La scala di seta

Gioachino Rossini, La scala di seta

Pesaro, Teatro Rossini, 10 agosto 2009

★★★★☆

(registrazione video)

Rendere attuale una farsa rossiniana? Fatto.

La farsa La scala di seta di Rossini, un Matrimonio segreto in sedicesimo, aveva bisogno di un allestimento che proponesse l’esilissima e datata vicenda in termini godibili oggi. Eccolo: niente salottino tardosettecento, dunque, ma una lucida modernità, con una regia attentissima che si sposa a meraviglia con l’astratta geometria della musica rossiniana, un meccanismo che ha il ritmo di un oliato ingranaggio a orologeria. Parliamo ovviamente di Damiano Michieletto, il regista italiano dotato dell’intelligenza necessaria a trasmettere il messaggio della comicità rossiniana alle platee moderne.

Il fedele scenografo Paolo Fantin disegna la planimetria in scala 1:1 di un alloggio (come nel film Dogville di von Trier) riflessa in uno specchio a 45° che ci mostra i personaggi dall’alto, anche quando si nascondono alla vista frontale. A sipario aperto facchini portano in scena mobili, suppellettili e su carrelli perfino i personaggi, che prendono vita con l’ultima nota dell’ouverture. I personaggi de La scala di seta non hanno spessore psicologico, ma sono perfettamente caratterizzati e qui incontrano interpreti d’eccezione.

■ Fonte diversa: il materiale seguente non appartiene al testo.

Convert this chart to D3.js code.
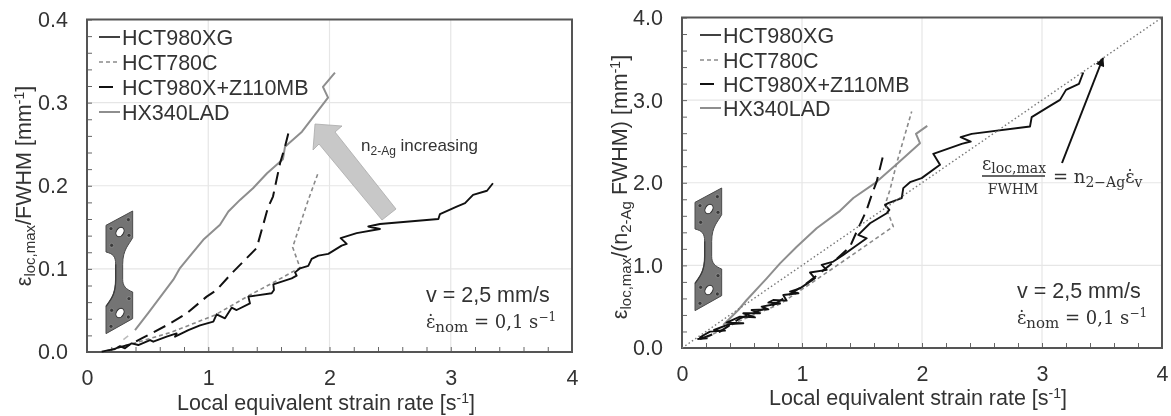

Ol’ga Peretjat’ko è una Giulia vocalmente strepitosa e di presenza scenica abbagliante; come Germano, domestico filippino con caschetto alla Mireille Mathieu che parla col pesce rosso, abbiamo Paolo Bordogna, cantante attore che conosce perfettamente i ritmi del teatro e della musica; Carlo Lepore è un gustosissimo Blansac a cui viene aggiunta «Alle voci della gloria» perché il suo personaggio non ha un pezzo solistico: un’aria e cabaletta scritta da Rossini probabilmente durante gli anni veneziani. Questo stesso numero musicale era stato inserito da Alberto Zedda nell’ Adelaide d Borgogna del 2006 e affidato al Berengario di Lorenzo Regazzo, anche lui privo di una parte solistica. José Manuel Zapata è un Dorvil un po’ sovrappeso ma vocalmente pregevole mentre Anna Malavasi è la zitella Lucilla che, meglio tardi che mai, scopre i piaceri dei sensi. Daniele Zanfardino infine l’inetto Dormont.

La lettura di Claudio Scimone è basata sull’edizione critica di Anders Wiklund sulla fonte autografa trovata a Stoccolma (!). La sua direzione alla guida dell’Orchestra Haydn di Bolzano non è propriamente trascinante, tanto che i cantanti con i loro sguardi sembrano talvolta voler incalzare l’orchestra!